北極海冰在調節地球的能量收支、海氣氣體交換、海洋生產力以及全球溫鹽環流中扮演著重要角色。研究其演變及其與環境參數在地質時間尺度上的交互作用是關鍵的研究領域。要理解北極海冰的變化，需要發展新型代理指標並改進傳統指標，因為現有方法在北極地區仍面臨挑戰且理解有限。本論文通過兩項重點研究，探討了北極地區晚更新世和全新世期間海冰條件的變化及其對有機質（OM）分布和產量的影響。 第一項研究利用新穎的行為遺跡指數（Ethological Ichno Quotient, EIQ），檢測晚更新世海冰範圍變化下，底棲生物挖掘行為（行為組）的變化，通過分析岩芯中生痕化石及生物擾動的變化來驗證假設。

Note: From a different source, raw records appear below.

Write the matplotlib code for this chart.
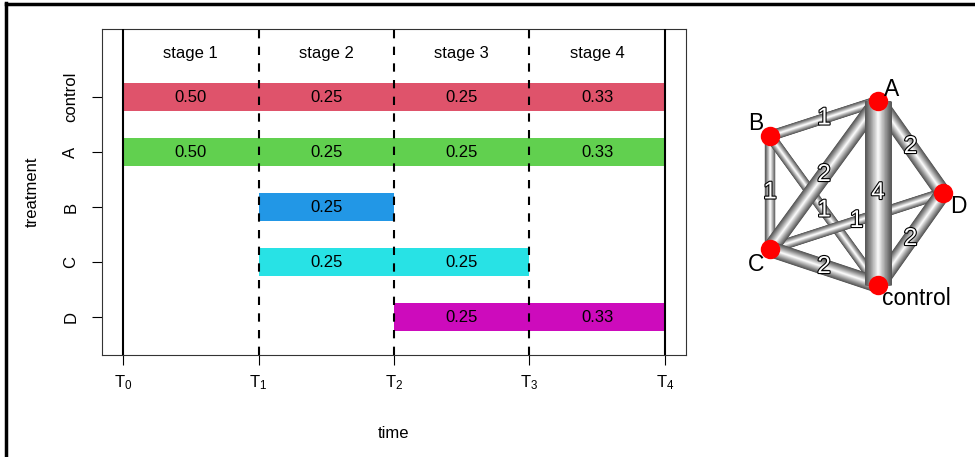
import matplotlib
matplotlib.use("Agg")
import matplotlib.pyplot as plt
import matplotlib.patheffects as pe
from matplotlib.lines import Line2D
import numpy as np

plt.rcParams['font.family'] = ['Liberation Sans', 'DejaVu Sans']
plt.rcParams['mathtext.fontset'] = 'custom'
plt.rcParams['mathtext.rm'] = 'Liberation Sans'

# allocation ratios per treatment and stage (None = arm not active)
treatments = ['control', 'A', 'B', 'C', 'D']
colors = ['#DF536B', '#61D04F', '#2297E6', '#28E2E5', '#CD0BBC']
alloc = {
    'control': [0.50, 0.25, 0.25, 0.33],
    'A':       [0.50, 0.25, 0.25, 0.33],
    'B':       [None, 0.25, None, None],
    'C':       [None, 0.25, 0.25, None],
    'D':       [None, None, 0.25, 0.33],
}
stages = ['stage 1', 'stage 2', 'stage 3', 'stage 4']
time_labels = [r'$\mathregular{T_0}$', r'$\mathregular{T_1}$', r'$\mathregular{T_2}$',
               r'$\mathregular{T_3}$', r'$\mathregular{T_4}$']

# network of comparisons: node layout and edge weights
nodes = ['A', 'B', 'C', 'D', 'control']
node_x = [0.22, -0.86, -0.86, 0.87, 0.22]
node_y = [0.92, 0.57, -0.56, 0.00, -0.92]
edges = [('A', 'B', 1), ('B', 'C', 1), ('B', 'control', 1), ('C', 'D', 1),
         ('A', 'C', 2), ('C', 'control', 2), ('A', 'D', 2), ('D', 'control', 2),
         ('A', 'control', 4)]

FS = 12

fig = plt.figure(figsize=(9.75, 4.57), dpi=100)

# ---- left panel: allocation over stages ----
ax = fig.add_axes([102/975, 1 - 355/457, 584/975, 326/457])
n = len(treatments)
ypos = {t: n - i for i, t in enumerate(treatments)}

for t, c in zip(treatments, colors):
    for s, v in enumerate(alloc[t]):
        if v is None:
            continue
        ax.barh(ypos[t], 1, left=s, height=0.5, color=c, linewidth=0)
        ax.text(s + 0.5, ypos[t], f'{v:.2f}', ha='center', va='center', fontsize=FS)

for k in range(len(time_labels)):
    ls = '-' if k in (0, len(time_labels) - 1) else (0, (4, 4))
    ax.axvline(k, color='black', lw=1.5, linestyle=ls, zorder=3)

for s, lab in enumerate(stages):
    ax.text(s + 0.5, 5.8, lab, ha='center', va='center', fontsize=FS)

ax.set_xlim(-0.155, 4.155)
ax.set_ylim(0.31, 6.24)
ax.set_xticks(range(len(time_labels)))
ax.set_xticklabels(time_labels, fontsize=FS)
ax.set_yticks([ypos[t] for t in treatments])
ax.set_yticklabels(treatments, rotation=90, va='center', fontsize=FS)
ax.tick_params(axis='x', length=7, width=0.8, pad=6)
ax.tick_params(axis='y', length=7, width=0.8, pad=10)
for sp in ax.spines.values():
    sp.set_linewidth(0.8)
    sp.set_color('#333333')
ax.set_xlabel('time', fontsize=FS, labelpad=25)
ax.set_ylabel('treatment', fontsize=FS, labelpad=17)

# ---- right panel: network graph ----
ax2 = fig.add_axes([706/975, 1 - 323/457, 269/975, 260/457])
ax2.set_xlim(-1.5, 1.19)
ax2.set_ylim(-1.3, 1.3)
ax2.axis('off')
pos = {nd: (x, y) for nd, x, y in zip(nodes, node_x, node_y)}

for a, b, w in edges:
    (x0, y0), (x1, y1) = pos[a], pos[b]
    full = (4.5 + 5.5 * w) * 0.72
    layers = 24
    for k in range(layers):
        f = k / (layers - 1)
        g = 0.33 + 0.66 * f ** 1.1
        ax2.plot([x0, x1], [y0, y1], color=(g, g, g), lw=full * (1 - f) + 0.3,
                 solid_capstyle='butt', zorder=1)
    ax2.text((x0 + x1) / 2, (y0 + y1) / 2, str(w), ha='center', va='center',
             fontsize=17.5, color='white', zorder=2,
             path_effects=[pe.withStroke(linewidth=1.6, foreground='black')])

ax2.plot(node_x, node_y, 'o', color='red', markersize=14, markeredgewidth=0, zorder=3)

label_off = {'A': (10, 8, 'center'), 'B': (-10, 9, 'center'), 'C': (-10, -11, 'center'),
             'D': (11, -10, 'center'), 'control': (3, -10, 'left')}
for nd in nodes:
    dx, dy, ha = label_off[nd]
    ax2.annotate(nd, pos[nd], xytext=(dx, dy), textcoords='offset points',
                 ha=ha, va='center', fontsize=16.5, zorder=4, annotation_clip=False)

# figure frame (left and top)
fig.add_artist(Line2D([6/975, 6/975], [0, 1 - 3/457], color='black', lw=2.5))
fig.add_artist(Line2D([6/975, 1], [1 - 4/457, 1 - 4/457], color='black', lw=2.5))

fig.savefig('out.png', dpi=100)
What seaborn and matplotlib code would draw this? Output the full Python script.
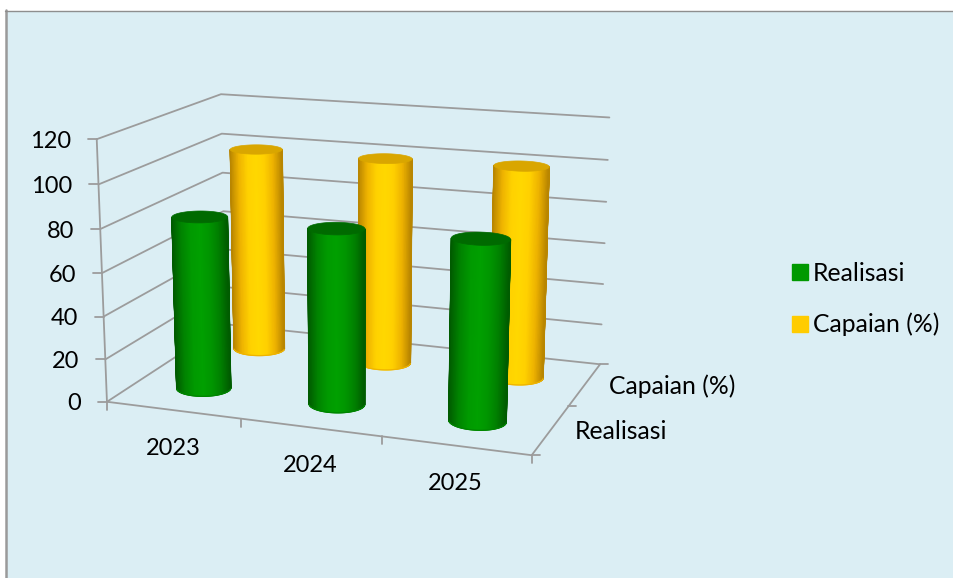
import numpy as np
import pandas as pd
import matplotlib
matplotlib.use("Agg")
import matplotlib.pyplot as plt
from matplotlib.patches import Patch, Rectangle
import seaborn as sns

years = ["2023", "2024", "2025"]
series_names = ["Realisasi", "Capaian (%)"]
realisasi = [81, 81, 82]
capaian = [100, 100, 101]
y_ticks = [0, 20, 40, 60, 80, 100, 120]

GREEN = "#009900"
YELLOW = "#FFCC00"
PANEL = "#DBEEF4"
GRID = "#9C9C9C"
FONT = 17
WORD_FONT = 17.8

sns.set_theme(style="white")
plt.rcParams["font.family"] = ["Lato", "DejaVu Sans"]

# walls of the fake 3D box: (category, depth, height) -> pixel, fitted to a projection
box_uvw = [(0, 0, 0), (1, 0, 0), (0, 1, 0), (1, 1, 0), (0, 0, 1), (0, 1, 1), (1, 1, 1),
           (0, 0, .5), (1, 1, .5), (1 / 3, 0, 0), (2 / 3, 0, 0), (1, .5, 0)]
box_px = [(107, 401), (531, 455), (226, 325), (600, 363), (97, 139), (220, 94), (610, 118),
          (103, 272), (604, 244), (240, 420), (381, 438), (570, 405)]

rows = []
rhs = []
for (u, v, w), (px, py) in zip(box_uvw, box_px):
    rows.append([u, v, w, 1, 0, 0, 0, 0, -px * u, -px * v, -px * w])
    rows.append([0, 0, 0, 0, u, v, w, 1, -py * u, -py * v, -py * w])
    rhs += [px, py]
coef = np.linalg.lstsq(np.array(rows, float), np.array(rhs, float), rcond=None)[0]
P = np.append(coef, 1).reshape(3, 4)


def project(u, v, value):
    u, v, value = np.broadcast_arrays(u, v, value)
    pts = np.stack([u, v, value / 120, np.ones(u.shape)])
    out = P @ pts
    return out[0] / out[2], out[1] / out[2]


def draw_cylinder(ax, u0, v0, value, shades, top, ru=.064, rv=.09):
    ang = np.linspace(0, 2 * np.pi, 181)
    us = u0 + ru * np.cos(ang)
    vs = v0 + rv * np.sin(ang)
    bx, by = project(us, vs, 0)
    tx, ty = project(us, vs, value)
    cmap = sns.blend_palette(shades, as_cmap=True)
    # only the arc that faces the viewer, left silhouette to right silhouette
    i0, i1 = np.argmin(bx[:-1]), np.argmax(bx[:-1])
    arc = np.arange(i0, i1 + (180 if i1 < i0 else 0) + 1) % 180
    shade = (bx[arc] - bx[i0]) / (bx[i1] - bx[i0])
    ax.pcolormesh(np.array([tx[arc], bx[arc]]), np.array([ty[arc], by[arc]]), np.array([shade, shade]),
                  cmap=cmap, vmin=0, vmax=1, shading="gouraud", zorder=3)
    # smooth the mesh borders
    ax.plot(bx[arc], by[arc], color=shades[1], lw=.9, zorder=3)
    ax.plot([tx[i0], bx[i0]], [ty[i0], by[i0]], color=shades[0], lw=.9, zorder=3)
    ax.plot([tx[i1], bx[i1]], [ty[i1], by[i1]], color=shades[0], lw=.9, zorder=3)
    ax.fill(tx, ty, color=top, lw=.5, zorder=3)


fig = plt.figure(figsize=(9.54, 5.78), dpi=100, facecolor="white")
ax = fig.add_axes([0, 0, 1, 1])
ax.set_xlim(0, 954)
ax.set_ylim(578, 0)
ax.axis("off")

ax.add_patch(Rectangle((6, 10.5), 960, 580, facecolor=PANEL, edgecolor="none", zorder=0))
ax.plot([6, 6], [10, 578], color="#9A9A9A", lw=1.8, zorder=1)
ax.plot([5, 954], [10.5, 10.5], color="#8E8E8E", lw=1, zorder=1)

# gridlines and box edges as one tidy table
lines = []
def add_line(name, us, vs, vals):
    x, y = project(np.array(us, float), np.array(vs, float), np.array(vals, float))
    for a, b in zip(x, y):
        lines.append({"line": name, "x": a, "y": b})

for t in y_ticks:
    add_line(f"wall{t}", [0, 0, 1], [0, 1, 1], [t, t, t])
add_line("axis", [0, 0], [0, 0], [0, 120])
add_line("front", [0, 1, 1], [0, 0, 1], [0, 0, 0])
grid = pd.DataFrame(lines)
sns.lineplot(data=grid, x="x", y="y", units="line", estimator=None, sort=False,
             color=GRID, lw=1.3, ax=ax, zorder=2)
ax.set_xlim(0, 954)
ax.set_ylim(578, 0)

# ticks + tick labels
for t in y_ticks:
    x, y = project(0., 0., float(t))
    ax.plot([x - 9, x], [y, y], color=GRID, lw=1.3, zorder=2)
    ax.text(x - 26, y + 2, str(t), ha="right", va="center", fontsize=FONT, color="black")
for i in range(4):
    x, y = project(i / 3, 0., 0.)
    ax.plot([x, x], [y, y + 8], color=GRID, lw=1.3, zorder=2)
for i, yr in enumerate(years):
    x, y = project((i + .5) / 3, 0., 0.)
    ax.text(x, y + 38, yr, ha="center", va="center", fontsize=FONT, color="black")
for i in range(3):
    x, y = project(1., i / 2, 0.)
    ax.plot([x, x + 8], [y, y], color=GRID, lw=1.3, zorder=2)
for j, name in enumerate(series_names):
    x, y = project(1., (j + .5) / 2, 0.)
    ax.text(x + 24, y + 2, name, ha="left", va="center", fontsize=WORD_FONT, color="black")

# back row first, the green row hides it
for i in range(3):
    draw_cylinder(ax, (i + .5) / 3, .75, capaian[i],
                  ["#B98600", "#EFB400", "#FFD200", "#FFD800", "#FFD000", "#EDB200", "#B98600"], "#D9A600")
for i in range(3):
    draw_cylinder(ax, (i + .5) / 3, .25, realisasi[i],
                  ["#005C00", "#008400", "#009A00", "#00A000", "#009600", "#008000", "#005C00"], "#006A00")

handles = [Patch(color=GREEN, label=series_names[0]), Patch(color=YELLOW, label=series_names[1])]
ax.legend(handles=handles, loc="center left", bbox_to_anchor=(770, 299), bbox_transform=ax.transData,
          frameon=False, fontsize=WORD_FONT, handlelength=.62, handleheight=.62, handletextpad=.22,
          labelspacing=1.13, labelcolor="black")

fig.savefig("out.png", dpi=100)
plt.close(fig)
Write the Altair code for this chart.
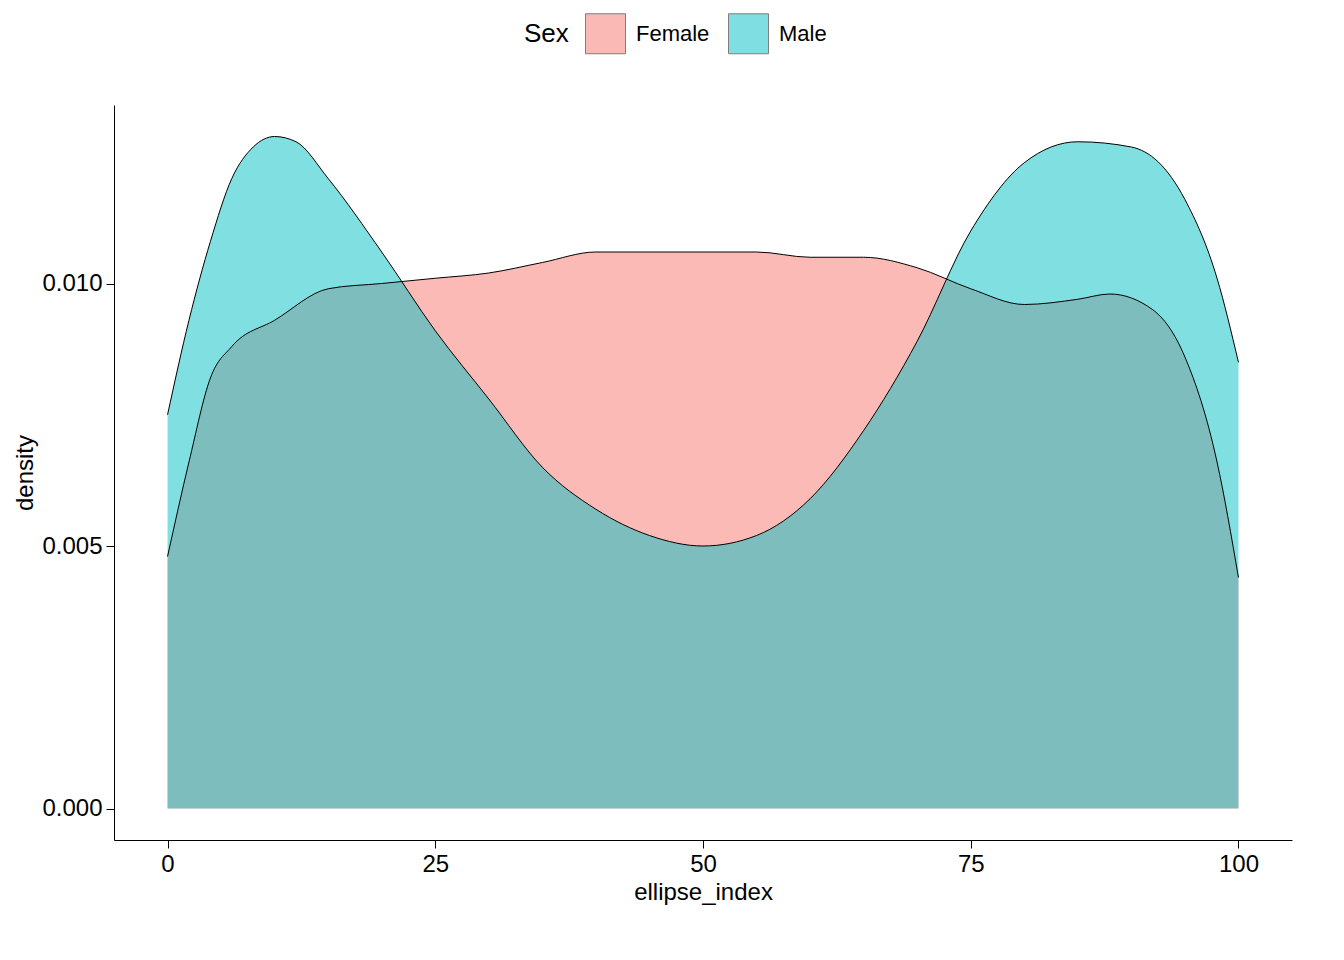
import altair as alt
import pandas as pd

x_female = [0, 2, 4, 6, 10, 15, 20, 25, 30, 35, 40, 50, 55, 60, 65, 70, 75, 80, 85, 88, 92, 95, 98, 100]
y_female = [0.0048, 0.0066, 0.0082, 0.0088, 0.0093, 0.0099, 0.0100, 0.0101, 0.0102, 0.0104, 0.0106, 0.0106,
            0.0106, 0.0105, 0.0105, 0.0103, 0.0099, 0.0096, 0.0097, 0.0098, 0.0095, 0.0086, 0.0066, 0.0044]
x_male = [0, 2, 4, 6, 8, 10, 12, 15, 20, 25, 30, 35, 40, 45, 50, 55, 60, 65, 70, 75, 80, 85, 90, 95, 98, 100]
y_male = [0.0075, 0.0093, 0.0108, 0.0120, 0.0126, 0.0128, 0.0127, 0.0120, 0.0106, 0.0091, 0.0078, 0.0065,
          0.0057, 0.0052, 0.0050, 0.0052, 0.0059, 0.0072, 0.0089, 0.0110, 0.0123, 0.0127, 0.0126, 0.0116,
          0.0101, 0.0085]

df = pd.concat([
    pd.DataFrame({'ellipse_index': x_female, 'density': y_female, 'Sex': 'Female', 'o': 0}),
    pd.DataFrame({'ellipse_index': x_male, 'density': y_male, 'Sex': 'Male', 'o': 1}),
])

x = alt.X('ellipse_index:Q', scale=alt.Scale(domain=[-5, 105], nice=False),
          axis=alt.Axis(values=[0, 25, 50, 75, 100], title='ellipse_index'))
y = alt.Y('density:Q', scale=alt.Scale(domain=[-0.0006, 0.0134], nice=False), stack=None,
          axis=alt.Axis(values=[0, 0.005, 0.01], format='.3f', title='density'))

base = alt.Chart(df)
area = base.mark_area(opacity=0.5, interpolate='monotone').encode(
    x=x, y=y,
    color=alt.Color('Sex:N', scale=alt.Scale(domain=['Female', 'Male'], range=['#F8766D', '#00BFC4']),
                    legend=alt.Legend(orient='none', legendX=410, legendY=-92,
                                      direction='horizontal', titleOrient='left',
                                      symbolType='square', symbolSize=1600, symbolOpacity=0.5,
                                      symbolStrokeColor='black', symbolStrokeWidth=1,
                                      labelFontSize=22, titleFontSize=26, titleFontWeight='normal',
                                      labelColor='black', titleColor='black', columnPadding=16,
                                      titlePadding=16, labelOffset=10)),
    order='o:Q',
    detail='Sex:N',
)
line = base.mark_line(color='black', strokeWidth=1, interpolate='monotone').encode(
    x=x, y=y, detail='Sex:N')

chart = (area + line).properties(width=1178, height=735).configure_view(stroke=None).configure_axis(
    grid=False, domainColor='black', tickColor='black', labelColor='black', titleColor='black',
    labelFontSize=24, titleFontSize=24, titleFontWeight='normal', labelFont='Liberation Sans',
    titleFont='Liberation Sans', tickSize=8, labelPadding=4
).configure_legend(labelFont='Liberation Sans', titleFont='Liberation Sans')

chart.save('out.html', embed_options={'renderer': 'svg', 'actions': False})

研究發現，在海冰覆蓋減少的時期，沉積物攝食型生痕增多，而在厚實的多年生海冰下，化能共生型遺跡生痕占主導地位。這些發現證實了耶爾馬克高原（Yermak Plateau）在冰期間存在更多開放水域條件的觀點，並突顯了生物擾動在不同海冰條件下連接底棲與浮游生態系統中的作用。 北極海冰分布還影響從邊緣海域到北極中心有機質和沉積物的運輸。生物標記為研究有機質運輸和分布有前景的代理指標，但在最後一個冰期循環中，其時空變化及來源在北極中心仍不明確。為解決這一問題，第二項研究集中於建立生物標記代理指標並探討其在北極中心的分布及來源。在此研究中，對北極中心的九個岩芯進行了多種代理指標分析，包括總有機碳（TOC）、正烷烴（n-alkane）及甘油二烷基甘油四醚脂（GDGTs）。研究結果顯示，用於確定北極中心支鏈GDGT (brGDGTs)來源的兩個指數得出了相反的結果：MIS 3–1期間升高的IIIa/IIa值表明海洋來源，而#ringstetra比率則指向陸源。然而，由於IIIa/IIa比率對pH變化的敏感性更高，在北極中心地區可能是更可靠的指標，可以準確反映海洋環境中brGDGT的產生。TOC和生物標記濃度在靠近西伯利亞大陸棚的中央羅蒙諾索夫脊（CLR）岩芯中最高，隨著距離大陸棚越遠而逐漸減少。這些空間模式結合北極中心低生產力，表明海洋和陸源生物標記通過海冰漂移從西伯利亞大陸棚運輸至北極中心，該過程在MIS 3–1期間持續，但在冰期中強度有所減弱。此外，冰期中北極中心的高BIT指數值可能反映了大陸棚上crenarchaeol和brGDGT生產的變化和/或crenarchaeol在運輸過程中的選擇性降解。 總體而言，本論文通過改進傳統代理指標和開發新指標，增進了對晚更新世-全新世北極中心古海洋變化的研究，提供了關於過去海冰變化及其時間演化的寶貴見解，並克服了北極代理指標發展中的挑戰。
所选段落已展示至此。